The Flinn Scholarship
Sevigny was a 2005 graduate from Pueblo Magnet High School in Tucson. Like many Flinn Scholars through the years, she turned down offers from out-of-state colleges, including Harvard University, to accept the Flinn Scholarship.
In high school, Sevigny completed a science-fair project about Mars and attended an astronomy camp in Hawaii. The science project was seen by a Lunar and Planetary Lab scientist, and Sevigny was offered a job in the lab during her senior year of high school.
As a Flinn Scholar at UA, Sevigny says she was provided opportunities that not only were exciting at the time, but proved to have long-term benefits.
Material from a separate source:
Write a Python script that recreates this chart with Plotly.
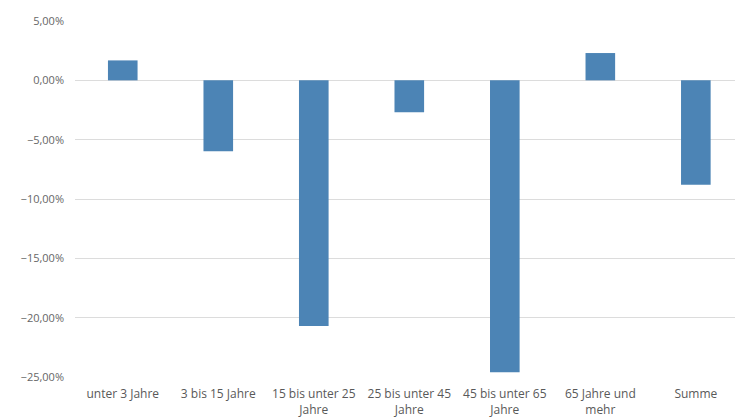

The Flinn Scholarship provided the funds for a summer program in Costa Rica and Guatemala where she could accompany a water scientist from South Africa who was ending her visit in Tucson, an encounter Sevigny writes about in Mythical River.
“She changed the water laws in South Africa … to protect rivers,” Sevigny says. “It was a two-week trip with her, but that planted the seed of the book. It was kind of an ‘a-ha’ moment for me when I realized we didn’t have to manage water in the Southwest like we’ve been managing it.”
She later had the opportunity to work on the Phoenix Mars Mission as an education and public-outreach coordinator, an opportunity Sevigny realizes would never have happened if she left the state. She also worked at UA’s Water Resources Research Center.
Before her senior year, she spent a summer in Galway, Ireland, taking a creative-writing course.
Sevigny says her travel experiences would not have occurred without the Flinn Scholarship and she loved the amazing community of Scholars and being around people like her.
She graduated from UA in 2010 with degrees in environmental science and creative writing. In 2013, she completed Iowa State’s unusual graduate writing program, a Master of Fine Arts in Creative Writing and Environment. During graduate school, she also worked at the Leopold Center for Sustainable Agriculture.
Sevigny says she is happy to be back near family in Arizona, where she was raised, studied, and is now sharing her knowledge through the printed and spoken word.